TORONTO -- Wounded by steadily declining sales, SMTC today announced it would close its factory in Suzhou as part of a larger reorganization aimed at cutting costs across the company.
The electronics manufacturing services provider also named Ed Smith president and chief executive and Rich Fitzgerald chief operating officer. Smith has been acting as president and CEO in an interim role since the early February resignation of Sushil Dhiman.
SMTC said it expects to take $1.6 million in charges tied to a global restructuring plan to align operational functions and reduce its cost structure. The plan is expected to result in approximately $5 million in annualized savings once complete.
As part of the restructuring, SMTC will wind-down and close its Suzhou facility, a move expected to be substantially completed by the end of the second quarter. The firm will also lay off 210 employees at the its manufacturing facilities and corporate headquarters.
China was SMTC's second largest contributor, with revenues of $8.3 million in the most recent quarter. Explaining the move, the firm said, "The company has evaluated its’ Asia strategy in relation to the current two facilities in China. off In order to reduce cost, improve efficiencies and better align with target markets, the company has approved a plan to consolidate operations with the closure of its Suzhou facility. We will be transferring customers to service them with existing capacity in our other manufacturing facilities."
For its first quarter ended Mar. 31, SMTC had revenue of $33.2 million, down 26.2% from a year ago. The decrease was primarily the result of one networking and communications customer that transferred its business to other contract manufacturers. Demand also decreased with one longstanding customer, which was offset by revenue from a new customer during the quarter.
Gross profit for the quarter was $3.6 million, compared to $4.9 million in the first quarter 2016. Adjusted gross profit was $2.3 million down from $3.8 million.

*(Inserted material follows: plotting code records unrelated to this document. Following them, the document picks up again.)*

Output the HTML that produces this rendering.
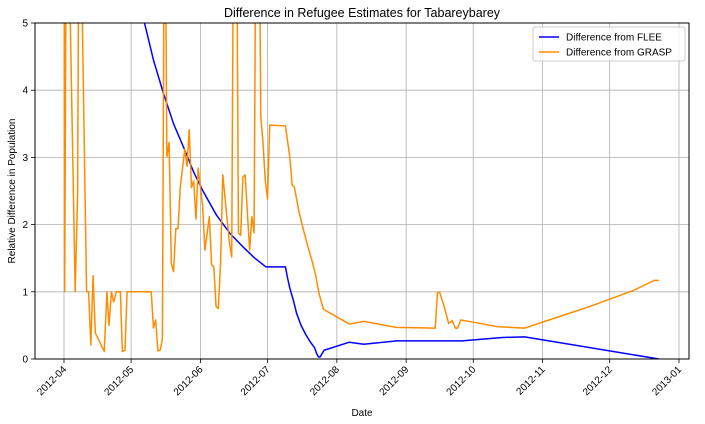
<!DOCTYPE html>
<html><head><meta charset="utf-8"><style>
body{margin:0;background:#fff}
svg{display:block;font-family:"Liberation Sans",sans-serif}
</style></head><body>
<svg id="chart" width="705" height="424">
<defs><clipPath id="clip"><rect x="35" y="23" width="654" height="336"/></clipPath></defs>
<rect x="0" y="0" width="705" height="424" fill="#fff"/>
<text x="362" y="17" text-anchor="middle" font-size="12.5">Difference in Refugee Estimates for Tabareybarey</text>
<g id="grid"></g><g id="xt"></g><g id="yt"></g>
<g clip-path="url(#clip)" id="series"></g>
<rect x="35" y="23" width="654" height="336" fill="none" stroke="#000" stroke-width="1"/>
<text x="362" y="416" text-anchor="middle" font-size="10">Date</text>
<text transform="translate(15,191) rotate(-90)" text-anchor="middle" font-size="10">Relative Difference in Population</text>
<g>
<rect x="533" y="27" width="152" height="34" fill="#fff" fill-opacity="0.8" stroke="#ccc" rx="2"/>
<g><line x1="539" y1="37" x2="559" y2="37" stroke="#0000ff" stroke-width="1.5"/><text x="566" y="40.5" font-size="10">Difference from FLEE</text></g>
<g><line x1="539" y1="52" x2="559" y2="52" stroke="#ff8c00" stroke-width="1.5"/><text x="566" y="55.5" font-size="10">Difference from GRASP</text></g>
</g>
</svg>
<script>
// days since 2012-04-01
const xTickLabels=["2012-04","2012-05","2012-06","2012-07","2012-08","2012-09","2012-10","2012-11","2012-12","2013-01"];
const xTickDays=[0,30,61,91,122,153,183,214,244,275];
const yTicks=[0,1,2,3,4,5];
const fleeDays=[30,36,40,44.4,49,54,58,62.3,68,74.2,80,85,90.3,99,100,101,102.5,104,106,108,110,112,113,113.8,114.5,116.3,127.6,134,148.8,178,196,206,266];
const fleeVals=[6.2,5.0,4.45,3.96,3.5,3.11,2.78,2.49,2.15,1.87,1.67,1.51,1.37,1.37,1.2,1.05,0.88,0.68,0.5,0.37,0.26,0.17,0.08,0.03,0.03,0.13,0.25,0.22,0.27,0.27,0.32,0.33,0.0];
const graspDays=[0,0.3,1.2,5,6.1,6.8,10.1,11,12,13,14,18,19.2,20.1,21.2,22.2,23.4,25.2,26.1,27.3,28.2,39,40,41,42,43,44,45,46,47,48,49,50,51,52,54,55,56,57,58,59,60,62,63,65,66,67,68,69,70,71,74,75,76,77,78,79,80,81,83,84,85,86,87,88,89,90,91,92,99,101,102,103,105,107,109,111,112.5,114,116,127.6,134,148.5,166,167,168,170,172,173.6,175,176,177.4,179.4,194,206,215,225,235,244,254.6,264,266];
const graspVals=[8,1,8,1,2.47,8,1,1,0.21,1.24,0.39,0.11,1,0.5,1,0.85,1,1,0.11,0.13,1,1,0.46,0.58,0.12,0.13,0.3,8,3.01,3.22,1.42,1.3,1.94,1.94,2.56,3.12,2.87,3.41,2.55,2.65,2.08,2.84,2.27,1.62,2.12,1.4,1.37,0.78,0.75,1.42,2.74,1.72,1.52,8,8,1.87,1.84,2.71,2.74,1.62,2.12,1.88,8,8,3.6,3.21,2.66,2.38,3.48,3.47,3.0,2.59,2.56,2.2,1.93,1.68,1.45,1.25,0.98,0.74,0.52,0.56,0.47,0.46,0.99,0.99,0.78,0.53,0.57,0.46,0.46,0.58,0.57,0.48,0.46,0.56,0.67,0.78,0.89,1.02,1.17,1.17];
const NS="http://www.w3.org/2000/svg";
const X=d=>64+d*2.2364, Y=v=>359-v*67.2;
const grid=document.getElementById('grid'),xt=document.getElementById('xt'),yt=document.getElementById('yt'),ser=document.getElementById('series');
function mk(t,a,p){const e=document.createElementNS(NS,t);for(const k in a)e.setAttribute(k,a[k]);p.appendChild(e);return e;}
xTickDays.forEach((d,i)=>{const x=X(d);
 const g=mk('line',{x1:x,y1:23,x2:x,y2:359,stroke:'#b0b0b0','stroke-width':0.8},grid);
 
 
 mk('line',{x1:x,y1:359,x2:x,y2:363,stroke:'#000','stroke-width':0.8},xt);
 const t=mk('text',{x:x+3,y:370,'font-size':10,'text-anchor':'end',transform:`rotate(-45 ${x+3} 370)`},xt);
 t.textContent=xTickLabels[i];
 
 
});
yTicks.forEach(v=>{const y=Y(v);
 const g=mk('line',{x1:35,y1:y,x2:689,y2:y,stroke:'#b0b0b0','stroke-width':0.8},grid);
 
 
 mk('line',{x1:31,y1:y,x2:35,y2:y,stroke:'#000','stroke-width':0.8},yt);
 const t=mk('text',{x:28,y:y+3.5,'font-size':10,'text-anchor':'end'},yt);
 t.textContent=v;
 
 
});
function line(ds,vs,c,name){const p=mk('polyline',{points:ds.map((d,i)=>X(d)+','+Y(vs[i])).join(' '),fill:'none',stroke:c,'stroke-width':1.5,'stroke-linejoin':'round'},ser);
 
 }
line(fleeDays,fleeVals,'#0000ff','flee-difference-line');
line(graspDays,graspVals,'#ff8c00','grasp-difference-line');
</script>
</body></html>
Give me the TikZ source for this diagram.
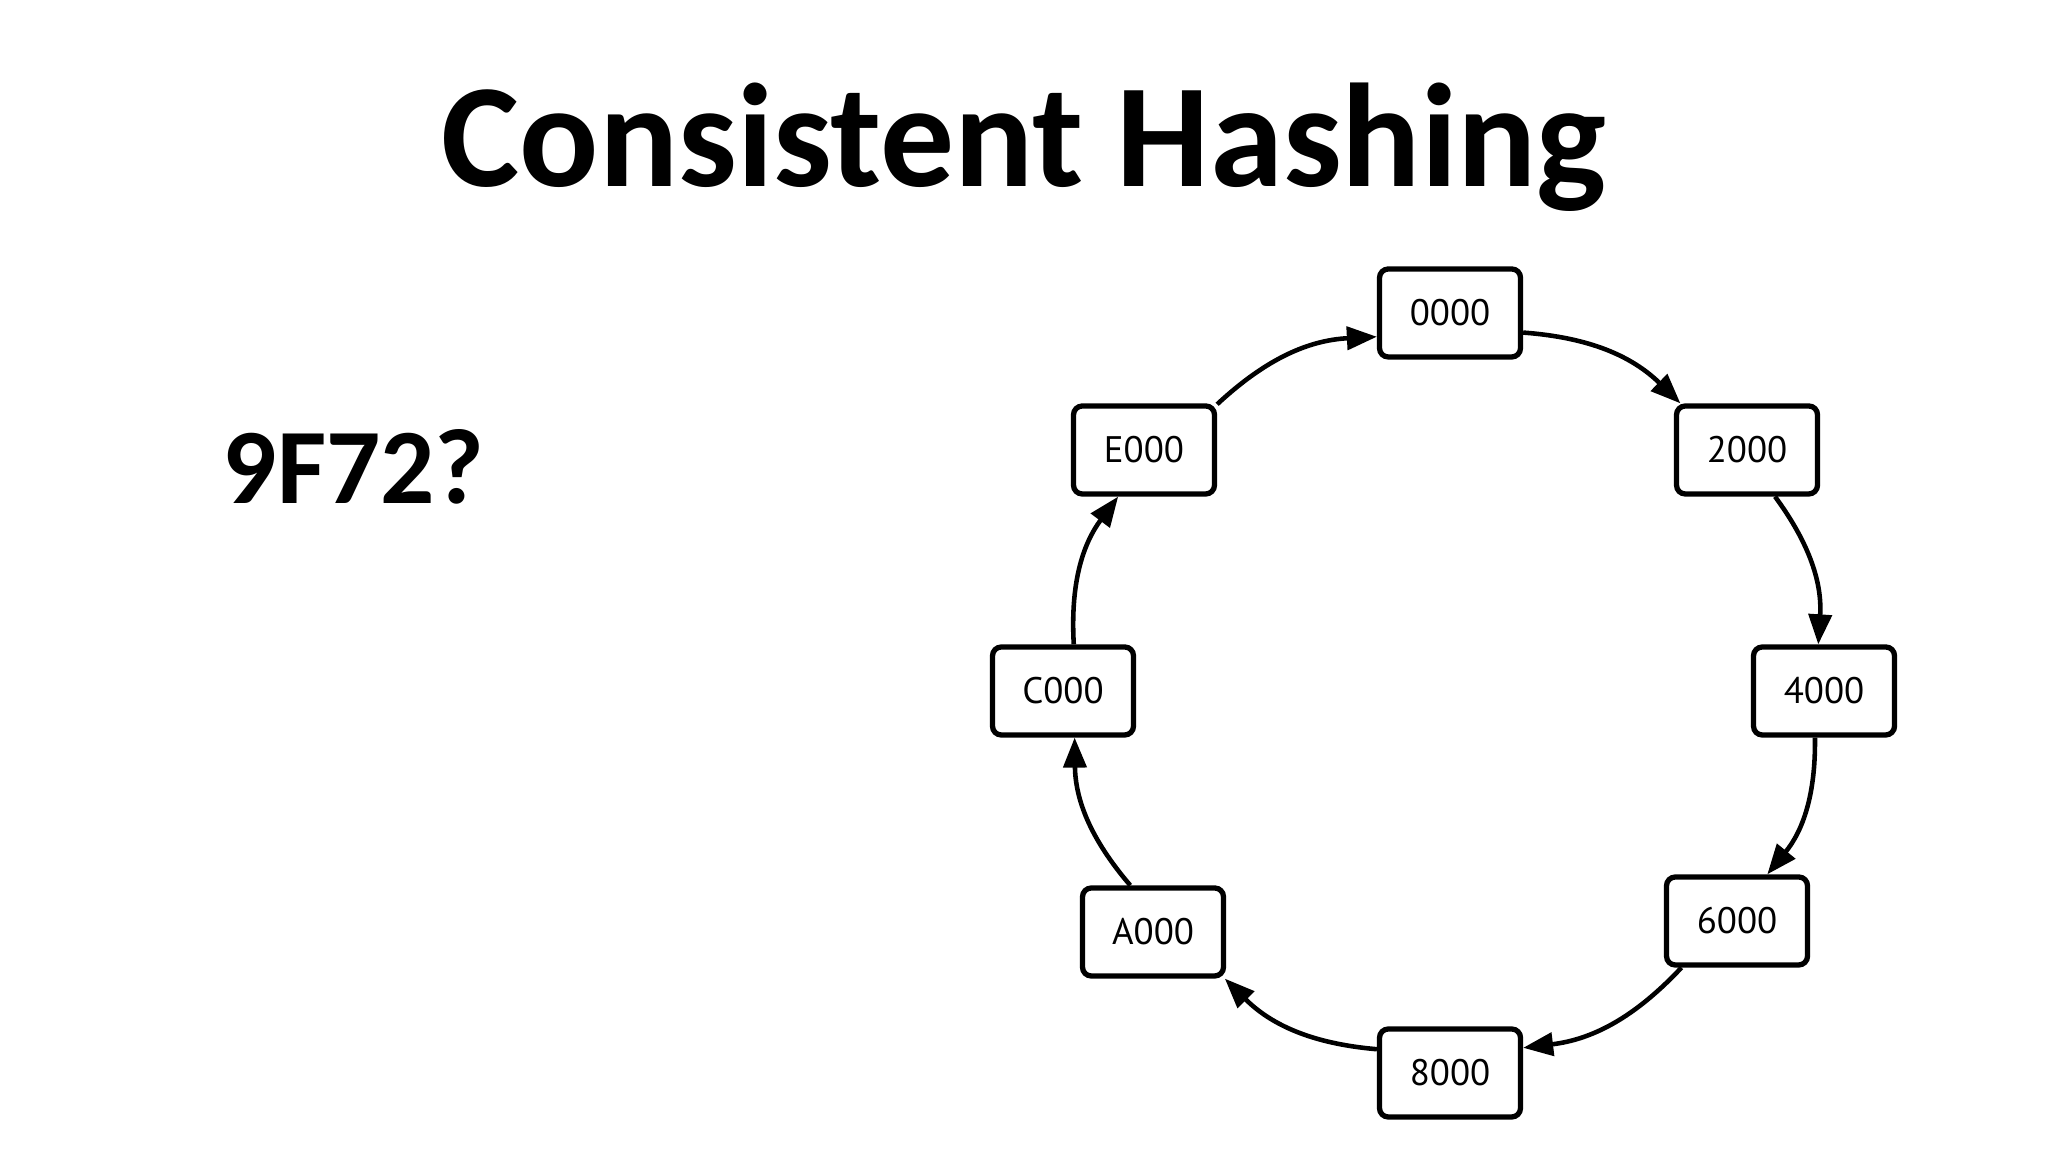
\documentclass[tikz,border=0pt]{standalone}
\usepackage{fontspec}
\setmainfont{Carlito}
\newfontfamily\handfont{PT Sans}
\usetikzlibrary{arrows.meta}
\begin{document}
\begin{tikzpicture}[x=0.1mm,y=0.1mm,
  keybox/.style={draw, line width=1.5pt, rounded corners=2.5pt, minimum width=14.1mm,
    minimum height=8.8mm, inner sep=0pt, font=\handfont\fontsize{10.5}{13}\selectfont},
  ring/.style={line width=1.3pt, -{Triangle[length=3mm,width=2.3mm]}, bend left=20}]
\useasboundingbox (0,0) rectangle (2048,1152);
\node[anchor=base, inner sep=0pt, font=\bfseries\fontsize{42}{50}\selectfont] (title) at (1024,965) {Consistent Hashing};
\node[anchor=base west, inner sep=0pt, font=\bfseries\fontsize{30.5}{36}\selectfont] (q) at (222,648) {9F72?};
\node[keybox] (n0) at (1450,839) {0000};
\node[keybox] (n2) at (1747,702) {2000};
\node[keybox] (n4) at (1824,461) {4000};
\node[keybox] (n6) at (1737,231) {6000};
\node[keybox] (n8) at (1450,79) {8000};
\node[keybox] (nA) at (1153,220) {A000};
\node[keybox] (nC) at (1063,461) {C000};
\node[keybox] (nE) at (1144,702) {E000};
\draw[ring] (n0.-15) to (n2.145);
\draw[ring] (n2.-59) to (n4.97);
\draw[ring] (n4.-101) to (n6.57);
\draw[ring] (n6.-140) to (n8.19);
\draw[ring] (n8.162) to (nA.-33);
\draw[ring] (nA.116) to (nC.-76);
\draw[ring] (nC.77) to (nE.-119);
\draw[ring] (nE.32) to (n0.-162);
\end{tikzpicture}
\end{document}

The net loss was $400,000, down from net income $1 million last year. Excluding the impact of unrealized foreign exchange gain of $1.3 million on unsettled forward exchange contracts in the quarter, the net loss was $1.7 million. Adjusted EBITDA was a loss of $300,000 compared to $1.4 million.
In a press release, Smith said, “Although the financial results for this quarter are disappointing, we have developed a detailed long-term strategic plan for our company to better align our cost structure with our current operating levels. I am excited about this new phase for the company and have just signed on as permanent president and chief executive officer. We have reorganized the company to put more responsibility back in our manufacturing facilities and connect our customers directly with our factory leaders."
Fitzgerald, the new COO, fills a new position established as part of the global restructuring plan. He will be responsible for the three manufacturing facilities in Chihuahua Mexico, Dongguan China and Fremont, CA, and the engineering and supply chain groups.
Smith and Fitzgerald worked together at SMTEK. Most recently, he was global vice president of Avnet Integrated Solutions.